With the country deeply divided, tension is running high heading into the election which Lula is gunning to win outright, without the need for a runoff on October 30.

A poll from the Datafolha institute released on Thursday put the charismatic but tarnished leftist on the cusp of a first-round win, with 50 percent of valid votes to 36 percent for Bolsonaro.

To win outright, he would need 50 percent plus one vote.

Bolsonaro has repeatedly signalled he could challenge an election loss, saying "only God" can remove him from office and alleging, without evidence, fraud in Brazil's electronic voting system.

"We're going to win in the first round -- 64 percent of the vote," Bolsonaro's congressman son Eduardo said at Sunday's rally, repeating his father's claims that polls showing Lula in the lead are fake.

Former metalworker Lula, who governed Brazil from 2003 to 2010, said Friday he feared the incumbent would create "turmoil" if he lost.
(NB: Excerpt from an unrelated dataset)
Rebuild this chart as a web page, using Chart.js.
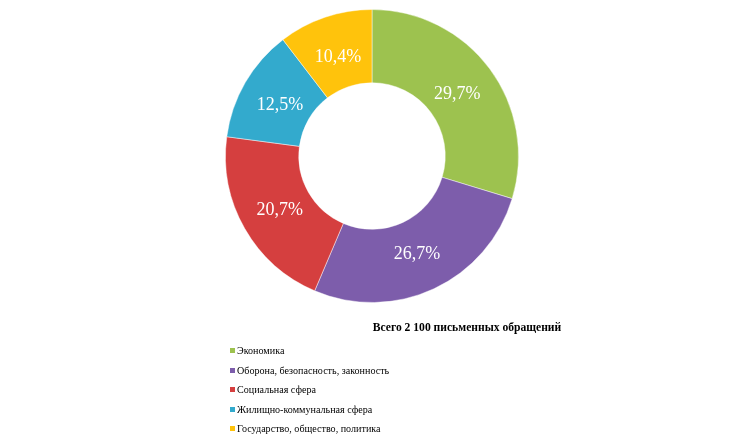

Some fear a possible Brazilian version of the unrest that rocked the United States last year after Bolsonaro's political role model, Donald Trump, refused to accept electoral defeat.

"You always have to brace for trouble with Bolsonaro -- he's capable of anything," 52-year-old retiree Anderson Momesso told the AFP news agency at the Lula rally.

But 29-year-old teacher Ully Kotler said she was confident the "complete tragedy" of Bolsonaro's government had left him so isolated that "all he can do is stomp his feet and threaten a coup -- it won't go much beyond that."

Bolsonaro's popularity has been dented by a weak economy and his chaotic management of Covid-19.